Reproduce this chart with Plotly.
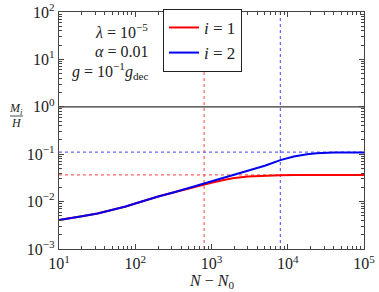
import plotly.graph_objects as go

# Data
N = [10, 15, 20, 32, 50, 75, 100, 150, 200, 324, 500, 708, 1000, 1500, 1900, 3000, 5000, 8000, 12000, 18000, 24000, 40000, 100000]
M_i2 = [0.0041, 0.0045, 0.0049, 0.0056, 0.0066, 0.0079, 0.0091, 0.0112, 0.0128, 0.0158, 0.0193, 0.0230, 0.0268, 0.0320, 0.0355, 0.0440, 0.0570, 0.0750, 0.0890, 0.0995, 0.1050, 0.1080, 0.1090]
M_i1 = [0.0041, 0.0045, 0.0049, 0.0056, 0.0066, 0.0079, 0.0091, 0.0112, 0.0128, 0.0158, 0.0191, 0.0222, 0.0250, 0.0288, 0.0310, 0.0337, 0.0354, 0.0360, 0.0362, 0.0362, 0.0362, 0.0362, 0.0362]

N_dec_1 = 800      # red dotted vertical
N_dec_2 = 8000     # blue dotted vertical
M_sat_1 = 0.0365   # red dotted horizontal
M_sat_2 = 0.111    # blue dotted horizontal
ref_level = 1.0    # black horizontal

x_range = [10, 100000]
y_range = [0.001, 100]
x_ticks = [10, 100, 1000, 10000, 100000]
x_ticklabels = ["10<sup>1</sup>", "10<sup>2</sup>", "10<sup>3</sup>", "10<sup>4</sup>", "10<sup>5</sup>"]
y_ticks = [0.001, 0.01, 0.1, 1, 10, 100]
y_ticklabels = ["10<sup>−3</sup>", "10<sup>−2</sup>", "10<sup>−1</sup>", "10<sup>0</sup>", "10<sup>1</sup>", "10<sup>2</sup>"]

x_minor = [m * 10 ** e for e in range(1, 5) for m in range(2, 10)]
y_minor = [m * 10.0 ** e for e in range(-3, 2) for m in range(2, 10)]

FONT = "Liberation Serif, serif"
AXC = "#444444"
TXT = "#222222"

fig = go.Figure()

# reference lines
fig.add_trace(go.Scatter(x=x_range, y=[ref_level, ref_level], mode="lines",
                         line=dict(color="#333333", width=1.2), showlegend=False, hoverinfo="skip"))
fig.add_trace(go.Scatter(x=[N_dec_1, N_dec_1], y=y_range, mode="lines",
                         line=dict(color="rgba(255,60,60,0.8)", width=1.2, dash="dot"), showlegend=False))
fig.add_trace(go.Scatter(x=[N_dec_2, N_dec_2], y=y_range, mode="lines",
                         line=dict(color="rgba(60,60,255,0.8)", width=1.2, dash="dot"), showlegend=False))
fig.add_trace(go.Scatter(x=x_range, y=[M_sat_1, M_sat_1], mode="lines",
                         line=dict(color="rgba(255,60,60,0.8)", width=1.2, dash="dot"), showlegend=False))
fig.add_trace(go.Scatter(x=x_range, y=[M_sat_2, M_sat_2], mode="lines",
                         line=dict(color="rgba(60,60,255,0.8)", width=1.2, dash="dot"), showlegend=False))

# curves
fig.add_trace(go.Scatter(x=N, y=M_i1, mode="lines", name="<i>i</i> = 1",
                         line=dict(color="#ff0000", width=2)))
fig.add_trace(go.Scatter(x=N, y=M_i2, mode="lines", name="<i>i</i> = 2",
                         line=dict(color="#0000ee", width=2)))

axis_common = dict(
    type="log", showline=True, linecolor=AXC, linewidth=1.2, mirror="allticks",
    ticks="inside", ticklen=5, tickcolor=AXC, tickwidth=1, showgrid=False, zeroline=False,
    tickfont=dict(family=FONT, size=16, color=TXT), automargin=False,
)

fig.update_layout(
    width=379, height=292,
    margin=dict(l=59, r=15, t=12, b=43, autoexpand=False),
    paper_bgcolor="white", plot_bgcolor="white",
    font=dict(family=FONT, color=TXT),
    xaxis=dict(axis_common, range=[1, 5], tickvals=x_ticks, ticktext=x_ticklabels,
               minor=dict(ticks="inside", ticklen=2.5, tickcolor=AXC, tickwidth=1, tickmode="array", tickvals=x_minor, showgrid=False)),
    yaxis=dict(axis_common, range=[-3, 2], tickvals=y_ticks, ticktext=y_ticklabels,
               minor=dict(ticks="inside", ticklen=2.5, tickcolor=AXC, tickwidth=1, tickmode="array", tickvals=y_minor, showgrid=False)),
    legend=dict(x=0.341, y=1.013, xanchor="left", yanchor="top",
                bgcolor="white", bordercolor="#222222", borderwidth=1,
                font=dict(family=FONT, size=17, color=TXT)),
    showlegend=True,
)

def px_to_paper(px, py):
    return (px - 59) / 305.0, (249 - py) / 237.0

# x-axis title
tx, ty = px_to_paper(211, 281)
fig.add_annotation(x=tx, y=ty, xref="paper", yref="paper", text="<i>N</i> − <i>N</i><sub>0</sub>",
                   showarrow=False, font=dict(family=FONT, size=16, color=TXT),
                   xanchor="center", yanchor="middle")

# parameter text
ann_font = dict(family=FONT, size=16, color=TXT)
for txt, py in [("<i>λ</i> = 10<sup>−5</sup>", 31), ("<i>α</i> = 0.01", 51),
                ("<i>g</i> = 10<sup>−1</sup><i>g</i><sub>dec</sub>", 71)]:
    ax, ay = px_to_paper(150, py)
    fig.add_annotation(x=ax, y=ay, xref="paper", yref="paper", text=txt, showarrow=False,
                       font=ann_font, xanchor="right", yanchor="middle")

# y-axis label as a fraction
fx, fy_num = px_to_paper(16, 109)
_, fy_den = px_to_paper(16, 123)
fig.add_annotation(x=fx, y=fy_num, xref="paper", yref="paper", text="<i>M<sub>i</sub></i>", showarrow=False,
                   font=dict(family=FONT, size=12, color=TXT), xanchor="center", yanchor="middle")
fig.add_annotation(x=fx, y=fy_den, xref="paper", yref="paper", text="<i>H</i>", showarrow=False,
                   font=dict(family=FONT, size=12, color=TXT), xanchor="center", yanchor="middle")
lx0, ly = px_to_paper(10, 116)
lx1, _ = px_to_paper(23, 116)
fig.add_shape(type="line", xref="paper", yref="paper", x0=lx0, x1=lx1, y0=ly, y1=ly,
              line=dict(color=TXT, width=0.8))

fig.write_html("out.html", config={"displayModeBar": False},
               post_script="document.body.style.margin='0px';document.body.style.overflow='hidden';")
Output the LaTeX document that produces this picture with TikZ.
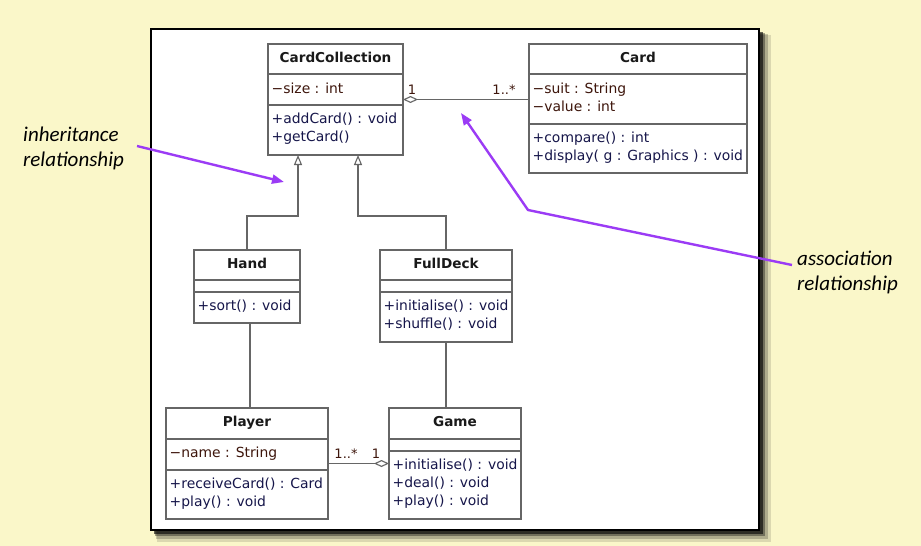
\documentclass[tikz,border=0pt]{standalone}
\usepackage{fontspec}
\setmainfont{DejaVu Sans}
\newfontfamily\annfont{Carlito}
\usetikzlibrary{arrows.meta}
\definecolor{bg}{HTML}{FAF7C9}
\definecolor{boxgray}{HTML}{666666}
\definecolor{attrcol}{HTML}{3E160C}
\definecolor{methcol}{HTML}{16164A}
\definecolor{purp}{HTML}{9B3BF5}
\newcommand{\umlbox}[8]{%
  \node[cls, minimum width={#4-#2}, minimum height={#7-#3}] (#1) at ({(#2+#4)/2},{(#3+#7)/2}) {};
  \draw[divline] (#2,#5) -- (#4,#5);
  \draw[divline] (#2,#6) -- (#4,#6);
  \node[ttl] (#1-t) at ({(#2+#4)/2},{#3+18.5}) {#8};
}
\begin{document}
\begin{tikzpicture}[x=1pt,y=-1pt,
  cls/.style={draw=boxgray, line width=1.1pt, fill=white, inner sep=0pt, outer sep=0pt},
  divline/.style={draw=boxgray, line width=1.1pt},
  ttl/.style={font=\bfseries\fontsize{13.6}{16}\selectfont, text=black!90, anchor=base, inner sep=0pt},
  attr/.style={font=\fontsize{13.9}{16}\selectfont, text=attrcol, anchor=base west, inner sep=0pt},
  meth/.style={font=\fontsize{13.9}{16}\selectfont, text=methcol, anchor=base west, inner sep=0pt},
  mult/.style={font=\fontsize{13}{14}\selectfont, text=attrcol, anchor=base, inner sep=0pt},
  inh/.style={draw=boxgray, line width=1.1pt, -{Triangle[open, fill=white, length=10pt, width=8pt]}},
  aggstart/.style={draw=boxgray, line width=1.1pt, {Diamond[open, fill=white, length=15pt, width=7pt]}-},
  aggend/.style={draw=boxgray, line width=1.1pt, -{Diamond[open, fill=white, length=15pt, width=7pt]}},
  plain/.style={draw=boxgray, line width=1.1pt},
  ann/.style={font=\annfont\itshape\fontsize{21}{25}\selectfont, text=black, anchor=base west, inner sep=0pt},
  callout/.style={draw=purp, line width=2.4pt, line join=round, -{Triangle[length=12pt, width=9pt]}}
]
% background and panel
\fill[bg] (0,0) rectangle (921,546);
\useasboundingbox (0,0) rectangle (921,546);
\fill[black, opacity=0.12] (157,35) rectangle (771,542);
\fill[black, opacity=0.2] (156,34) rectangle (768,539);
\fill[black, opacity=0.35] (155,33) rectangle (765,536);
\fill[black, opacity=0.6] (154,32) rectangle (763,534);
\draw[fill=white, draw=black, line width=1.5pt] (151,29) rectangle (759,530);

% classes
\umlbox{cc}{268}{44}{403}{74}{105}{155}{CardCollection}
\node[attr] (cc-a1) at (271.5,93) {−size : int};
\node[meth] (cc-m1) at (271.5,123) {+addCard() : void};
\node[meth] (cc-m2) at (271.5,141) {+getCard()};

\umlbox{card}{529}{44}{747}{74}{124}{173}{Card}
\node[attr] (card-a1) at (532.5,93) {−suit : String};
\node[attr] (card-a2) at (532.5,111) {−value : int};
\node[meth] (card-m1) at (532.5,142) {+compare() : int};
\node[meth] (card-m2) at (532.5,160) {+display( g : Graphics ) : void};

\umlbox{hand}{194}{250}{300}{280}{292}{323}{Hand}
\node[meth] (hand-m1) at (197.5,310) {+sort() : void};

\umlbox{fd}{380}{250}{512}{280}{292}{342}{FullDeck}
\node[meth] (fd-m1) at (383.5,310) {+initialise() : void};
\node[meth] (fd-m2) at (383.5,328) {+shuffle() : void};

\umlbox{player}{166}{408}{328}{439}{470}{519}{Player}
\node[attr] (player-a1) at (169.5,457) {−name : String};
\node[meth] (player-m1) at (169.5,488) {+receiveCard() : Card};
\node[meth] (player-m2) at (169.5,506) {+play() : void};

\umlbox{game}{389}{408}{521}{439}{451}{519}{Game}
\node[meth] (game-m1) at (392.5,469) {+initialise() : void};
\node[meth] (game-m2) at (392.5,487) {+deal() : void};
\node[meth] (game-m3) at (392.5,505) {+play() : void};

% inheritance
\draw[inh] (hand.north) -- (hand.north |- 0,216) -| ([xshift=-37.5pt]cc.south);
\draw[inh] (fd.north) -- (fd.north |- 0,216) -| ([xshift=22.5pt]cc.south);

% associations
\draw[plain] ([xshift=3pt]hand.south) -- ([xshift=3pt]hand.south |- player.north);
\draw[plain] (fd.south) -- (fd.south |- game.north);
\draw[aggstart] (cc.east) -- (cc.east -| card.west);
\draw[aggend] (player.east) -- (player.east -| game.west);

% multiplicities
\node[mult] (m1) at (412,94) {1};
\node[mult] (m2) at (504,94) {1..*};
\node[mult] (m3) at (346,458) {1..*};
\node[mult] (m4) at (376,458) {1};

% annotations
\node[ann] (inh1) at (23,141) {inheritance};
\node[ann] (inh2) at (23,166) {relationship};
\node[ann] (ass1) at (797,265) {association};
\node[ann] (ass2) at (797,290) {relationship};

\coordinate (ia) at (137,146);
\coordinate (ib) at (284,182);
\draw[callout] (ia) -- (ib);
\coordinate (aa) at (792,265);
\coordinate (ab) at (528,210);
\coordinate (ac) at (461,113);
\draw[callout] (aa) -- (ab) -- (ac);
\end{tikzpicture}
\end{document}
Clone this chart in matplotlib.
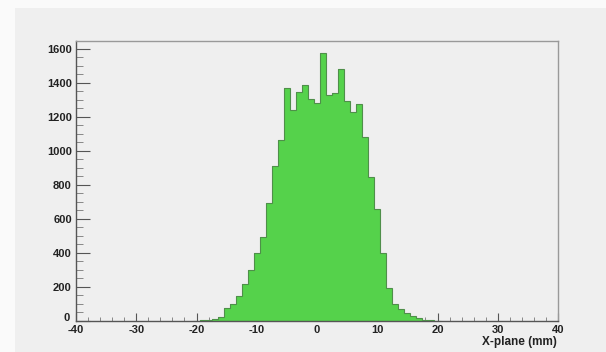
import numpy as np
import matplotlib
matplotlib.use("Agg")
import matplotlib.pyplot as plt
import matplotlib.transforms as mtransforms
from matplotlib.ticker import MultipleLocator

# Histogram contents: 1 mm bins centred on integer positions
bin_centers = list(range(-20, 21))
counts = [2, 4, 8, 12, 25, 78, 100, 148, 215, 299, 397, 494, 693, 909, 1061,
          1368, 1237, 1344, 1387, 1305, 1280, 1575, 1327, 1340, 1480, 1295,
          1227, 1272, 1080, 846, 660, 397, 192, 100, 69, 48, 30, 15, 8, 4, 2]
x_ticks = [-40, -30, -20, -10, 0, 10, 20, 30, 40]
y_ticks = [0, 200, 400, 600, 800, 1000, 1200, 1400, 1600]
x_title = "X-plane (mm)"

W, H = 606, 352
fig = plt.figure(figsize=(W / 100, H / 100), dpi=100)
fig.patch.set_facecolor("#fafafa")

# canvas panel behind the frame
bg = fig.add_axes([15 / W, 0, 1 - 15 / W, 1 - 8 / H], zorder=-10)
bg.set_facecolor("#efefef")
bg.set_xticks([])
bg.set_yticks([])
for s in bg.spines.values():
    s.set_visible(False)

ax = fig.add_axes([76 / W, 1 - 321 / H, (558 - 76) / W, (321 - 41) / H], zorder=1)
ax.set_facecolor("#efefef")

centers = np.array(bin_centers, dtype=float)
edges = np.concatenate([centers - 0.5, [centers[-1] + 0.5]])
vals = np.array(counts, dtype=float)

ax.stairs(vals, edges, fill=True, color="#55d24b", zorder=2)
ax.stairs(vals, edges, color="#4f8f4a", linewidth=0.8, zorder=3)

ax.set_xlim(-40, 40)
ax.set_ylim(0, 1645)

ax.set_xticks(x_ticks)
ax.set_yticks(y_ticks)
ax.xaxis.set_minor_locator(MultipleLocator(2))
ax.yaxis.set_minor_locator(MultipleLocator(50))

font = dict(family="Liberation Sans", weight="bold", size=8)
ax.set_xticklabels([str(t) for t in x_ticks], fontdict=font, color="#222222")
ax.set_yticklabels([str(t) for t in y_ticks], fontdict=font, color="#222222")

ax.tick_params(axis="x", which="major", direction="in", length=6, width=0.8,
               color="#555555", pad=3)
ax.tick_params(axis="x", which="minor", direction="in", length=3, width=0.6,
               color="#777777")
ax.tick_params(axis="y", which="major", direction="in", length=10, width=0.8,
               color="#555555", pad=3)
ax.tick_params(axis="y", which="minor", direction="in", length=5, width=0.6,
               color="#777777")

# lift the zero label on the y axis a little so it clears the x-axis corner label
zero_label = ax.get_yticklabels()[0]
zero_label.set_transform(zero_label.get_transform() +
                         mtransforms.ScaledTranslation(-2 / 100, 4 / 100, fig.dpi_scale_trans))

for side in ["left", "bottom"]:
    ax.spines[side].set_color("#555555")
    ax.spines[side].set_linewidth(1.0)
for side in ["top", "right"]:
    ax.spines[side].set_color("#999999")
    ax.spines[side].set_linewidth(1.0)

fig.text(557 / W, 1 - 342 / H, x_title, ha="right", va="center",
         family="Liberation Sans", weight="bold", size=8.5, color="#222222")

fig.savefig("out.png", dpi=100, facecolor=fig.get_facecolor())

WORK TO DO >>
From the first line of the listing above, repeat every line through the one holding "0.0362, 0.0362, 0.0362]". Both ends count, and pictures stay out.

OUTPUT BELOW >>
Reproduce this chart with Plotly.
import plotly.graph_objects as go

# Data
N = [10, 15, 20, 32, 50, 75, 100, 150, 200, 324, 500, 708, 1000, 1500, 1900, 3000, 5000, 8000, 12000, 18000, 24000, 40000, 100000]
M_i2 = [0.0041, 0.0045, 0.0049, 0.0056, 0.0066, 0.0079, 0.0091, 0.0112, 0.0128, 0.0158, 0.0193, 0.0230, 0.0268, 0.0320, 0.0355, 0.0440, 0.0570, 0.0750, 0.0890, 0.0995, 0.1050, 0.1080, 0.1090]
M_i1 = [0.0041, 0.0045, 0.0049, 0.0056, 0.0066, 0.0079, 0.0091, 0.0112, 0.0128, 0.0158, 0.0191, 0.0222, 0.0250, 0.0288, 0.0310, 0.0337, 0.0354, 0.0360, 0.0362, 0.0362, 0.0362, 0.0362, 0.0362]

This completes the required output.